A linguagem tensiva é necessária para referir-se a cadeias causais e, por isso, a causalidade é, provavelmente, limitada pela temporalidade — e, portanto, o universo”. A afirmação inicial é falsa, como fica evidente pela aderência a cadeias causais entre filósofos e físicos que não acreditam no devir temporal objetivo, mas adotam um realismo de espaço-tempo quadridimensional, segundo o qual o devir tensivo e temporal são ilusões subjetivas de seres humanos. Tais pessoas ainda rastreiam, por exemplo, cadeias casuais de evolução biológica ou cadeias causais de formação galáctica. Em todo caso, o ato divino de criar o universo poderia ser simultâneo ao vir à existência do universo, de modo que não há nenhum problema se a causação está “limitada pela temporalidade”.

A simultaneidade não pressupõe temporalidade e, portanto, não subentende a possibilidade de atemporalidade?” Correto! Eu apelo à causação simultânea para estabelecer a possibilidade de que o ato de Deus criar o universo é simultâneo ao (isto é, no mesmo momento do) universo vir a ser. De fato, como é que poderiam ser eventos separados temporalmente? (Observação: o argumento cosmológico kalam permite que Deus exista temporalmente antes da criação, numa espécie de tempo indiferenciado em que segundos e horas e anos não existem, embora minha preferência seja pela visão de que Deus é atemporal sem o universo e temporal desde o momento da criação.)

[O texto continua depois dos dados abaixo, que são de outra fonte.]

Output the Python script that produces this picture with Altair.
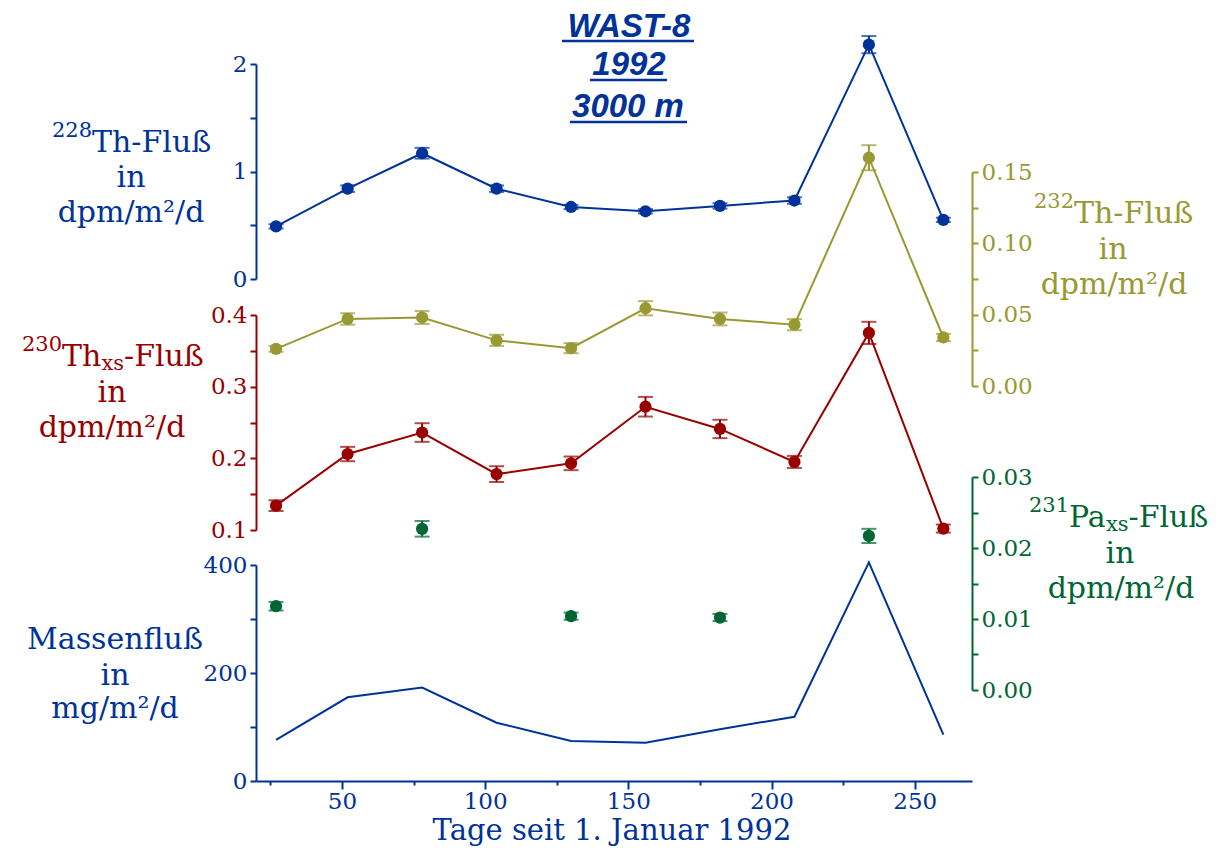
import altair as alt
import pandas as pd

# ---------------- data ----------------
days = [27, 52, 78, 104, 130, 156, 182, 208, 234, 260]
th228 = [0.49, 0.84, 1.17, 0.84, 0.67, 0.63, 0.68, 0.73, 2.18, 0.55]
th228_err = [0.02, 0.03, 0.05, 0.03, 0.02, 0.02, 0.025, 0.03, 0.08, 0.02]
th232 = [0.026, 0.047, 0.048, 0.032, 0.0265, 0.0545, 0.047, 0.043, 0.160, 0.034]
th232_err = [0.002, 0.004, 0.0045, 0.0039, 0.0035, 0.005, 0.0045, 0.0039, 0.0088, 0.0025]
th230 = [0.134, 0.206, 0.236, 0.178, 0.193, 0.272, 0.241, 0.195, 0.375, 0.102]
th230_err = [0.0075, 0.010, 0.013, 0.011, 0.0095, 0.0137, 0.0128, 0.0084, 0.0155, 0.0056]
pa_days = [27, 78, 130, 182, 234]
pa231 = [0.0118, 0.0227, 0.0104, 0.0102, 0.0217]
pa231_err = [0.0006, 0.0011, 0.0005, 0.0005, 0.0010]
mass = [76, 155, 173, 108, 74, 71, 96, 119, 405, 86]

x_ticks = [25, 50, 75, 100, 125, 150, 175, 200, 225, 250]

BLUE = "#003399"
OLIVE = "#999933"
RED = "#990000"
GREEN = "#006633"
SERIF = "DejaVu Serif"
TICK_FS = 23
MAIN_FS = 30
SUP_FS = 21

# layout (page pixels)
OX, OY = 256, 8
W, H = 716, 773


def px(x):
    return x - OX


def py(y):
    return y - OY


X = alt.X(
    "x:Q",
    scale=alt.Scale(domain=[20, 270], nice=False, zero=False),
    axis=alt.Axis(
        values=x_ticks,
        labelExpr="datum.value % 50 == 0 ? format(datum.value, 'd') : ''",
        tickSize={"condition": {"test": "datum.value % 50 != 0", "value": 4}, "value": 8},
        tickWidth=2, domainWidth=2, domainColor=BLUE, tickColor=BLUE,
        labelColor=BLUE, labelFont=SERIF, labelFontSize=TICK_FS, labelPadding=1,
        grid=False, title=None,
    ),
)


def yaxis(color, orient, values, expr):
    return alt.Axis(
        orient=orient, values=values, labelExpr=expr, tickSize=6, tickWidth=2,
        domainWidth=2, domainColor=color, tickColor=color, labelColor=color,
        labelFont=SERIF, labelFontSize=TICK_FS, labelPadding=3, grid=False, title=None,
    )


def series(xs, vals, errs, color, scale, axis, line=True, point_size=150):
    df = pd.DataFrame({"x": xs, "v": vals,
                       "lo": [v - e for v, e in zip(vals, errs)],
                       "hi": [v + e for v, e in zip(vals, errs)]})
    caps = pd.DataFrame({"x": xs + xs, "v": list(df["lo"]) + list(df["hi"])})

    def Y(f):
        return alt.Y(f + ":Q", scale=scale, axis=axis, title=None)

    layers = []
    if line:
        layers.append(alt.Chart(df).mark_line(color=color, strokeWidth=2).encode(x=X, y=Y("v")))
    layers.append(alt.Chart(df).mark_rule(color=color, strokeWidth=2).encode(x=X, y=Y("lo"), y2="hi:Q"))
    layers.append(alt.Chart(caps).mark_tick(color=color, orient="horizontal", size=15, thickness=2)
                  .encode(x=X, y=Y("v")))
    layers.append(alt.Chart(df).mark_circle(color=color, size=point_size, opacity=1).encode(x=X, y=Y("v")))
    return alt.layer(*layers)


s228 = series(days, th228, th228_err, BLUE,
              alt.Scale(domain=[0, 2], range=[py(279), py(64)], nice=False, zero=False),
              yaxis(BLUE, "left", [0, 0.5, 1, 1.5, 2],
                    "datum.value % 1 == 0 ? format(datum.value, 'd') : ''"))
s232 = series(days, th232, th232_err, OLIVE,
              alt.Scale(domain=[0, 0.15], range=[py(386), py(172)], nice=False, zero=False),
              yaxis(OLIVE, "right", [0, 0.025, 0.05, 0.075, 0.1, 0.125, 0.15],
                    "abs(datum.value*20 - round(datum.value*20)) < 0.001 ? format(datum.value, '.2f') : ''"))
s230 = series(days, th230, th230_err, RED,
              alt.Scale(domain=[0.1, 0.4], range=[py(530), py(315)], nice=False, zero=False),
              yaxis(RED, "left", [0.1, 0.15, 0.2, 0.25, 0.3, 0.35, 0.4],
                    "abs(datum.value*10 - round(datum.value*10)) < 0.001 ? format(datum.value, '.1f') : ''"))
s231 = series(pa_days, pa231, pa231_err, GREEN,
              alt.Scale(domain=[0, 0.03], range=[py(690), py(477)], nice=False, zero=False),
              yaxis(GREEN, "right", [0, 0.005, 0.01, 0.015, 0.02, 0.025, 0.03],
                    "abs(datum.value*100 - round(datum.value*100)) < 0.001 ? format(datum.value, '.2f') : ''"),
              line=False)

mass_df = pd.DataFrame({"x": days, "v": mass})
smass = alt.Chart(mass_df).mark_line(color=BLUE, strokeWidth=2).encode(
    x=X,
    y=alt.Y("v:Q", scale=alt.Scale(domain=[0, 400], range=[py(781), py(565)], nice=False, zero=False),
            axis=yaxis(BLUE, "left", [0, 100, 200, 300, 400],
                       "datum.value % 200 == 0 ? format(datum.value, 'd') : ''"),
            title=None),
)

one = pd.DataFrame({"d": [0]})


def txt(s, x, y, size=MAIN_FS, color=BLUE, align="left", font=SERIF, weight="normal", style="normal"):
    return alt.Chart(one).mark_text(
        text=s, font=font, fontSize=size, color=color, align=align, baseline="alphabetic",
        fontWeight=weight, fontStyle=style,
    ).encode(x=alt.value(px(x)), y=alt.value(py(y)))


def uline(x1, x2, y):
    return alt.Chart(one).mark_rule(color=BLUE, strokeWidth=2.5).encode(
        x=alt.value(px(x1)), x2=alt.value(px(x2)), y=alt.value(py(y)))


texts = [
    # title
    txt("WAST-8", 629, 37, 33, BLUE, "center", "Liberation Sans", "bold", "italic"),
    txt("1992", 629, 75, 33, BLUE, "center", "Liberation Sans", "bold", "italic"),
    txt("3000 m", 628, 117, 33, BLUE, "center", "Liberation Sans", "bold", "italic"),
    uline(562, 694, 41), uline(590, 667, 80), uline(570, 687, 122),
    # 228Th
    txt("228", 92, 137, SUP_FS, BLUE, "right"),
    txt("Th-Fluß", 92, 152, MAIN_FS, BLUE, "left"),
    txt("in", 131, 187, MAIN_FS, BLUE, "center"),
    txt("dpm/m²/d", 131, 222, MAIN_FS, BLUE, "center"),
    # 230Th
    txt("230", 62, 351, SUP_FS, RED, "right"),
    txt("Th", 62, 366, MAIN_FS, RED, "left"),
    txt("xs", 101.5, 370, SUP_FS, RED, "left"),
    txt("-Fluß", 124, 366, MAIN_FS, RED, "left"),
    txt("in", 112, 402, MAIN_FS, RED, "center"),
    txt("dpm/m²/d", 112, 437, MAIN_FS, RED, "center"),
    # 232Th
    txt("232", 1074, 208, SUP_FS, OLIVE, "right"),
    txt("Th-Fluß", 1074, 223, MAIN_FS, OLIVE, "left"),
    txt("in", 1113, 259, MAIN_FS, OLIVE, "center"),
    txt("dpm/m²/d", 1114, 294, MAIN_FS, OLIVE, "center"),
    # 231Pa
    txt("231", 1069, 512, SUP_FS, GREEN, "right"),
    txt("Pa", 1069, 527, MAIN_FS, GREEN, "left"),
    txt("xs", 1106, 531, SUP_FS, GREEN, "left"),
    txt("-Fluß", 1128.5, 527, MAIN_FS, GREEN, "left"),
    txt("in", 1120, 563, MAIN_FS, GREEN, "center"),
    txt("dpm/m²/d", 1121, 598, MAIN_FS, GREEN, "center"),
    # mass
    txt("Massenfluß", 115, 649, MAIN_FS, BLUE, "center"),
    txt("in", 115, 685, MAIN_FS, BLUE, "center"),
    txt("mg/m²/d", 115, 718, MAIN_FS, BLUE, "center"),
    # x axis title
    txt("Tage seit 1. Januar 1992", 612, 840, 29, BLUE, "center"),
]

chart = alt.layer(s228, s232, s230, s231, smass, *texts).resolve_scale(y="independent").properties(
    width=W, height=H,
    autosize=alt.AutoSizeParams(type="none"),
    padding={"left": OX - 8, "top": OY - 8, "right": 1209 - (OX - 8) - W, "bottom": 838 - H},
).configure_view(stroke=None)

chart.save("out.html", embed_options={"renderer": "svg", "actions": False})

Estas perguntas são fascinantes, não é mesmo? Penso que o teísmo causa tanta melhoria à mente, estendendo-a para além dos seus limites normais. Fico feliz que você tenha escolhido se dedicar a estas questões mais uma vez; você será uma pessoa mais profunda com essa dedicação — e quem sabe o que mais você não vai acabar encontrando?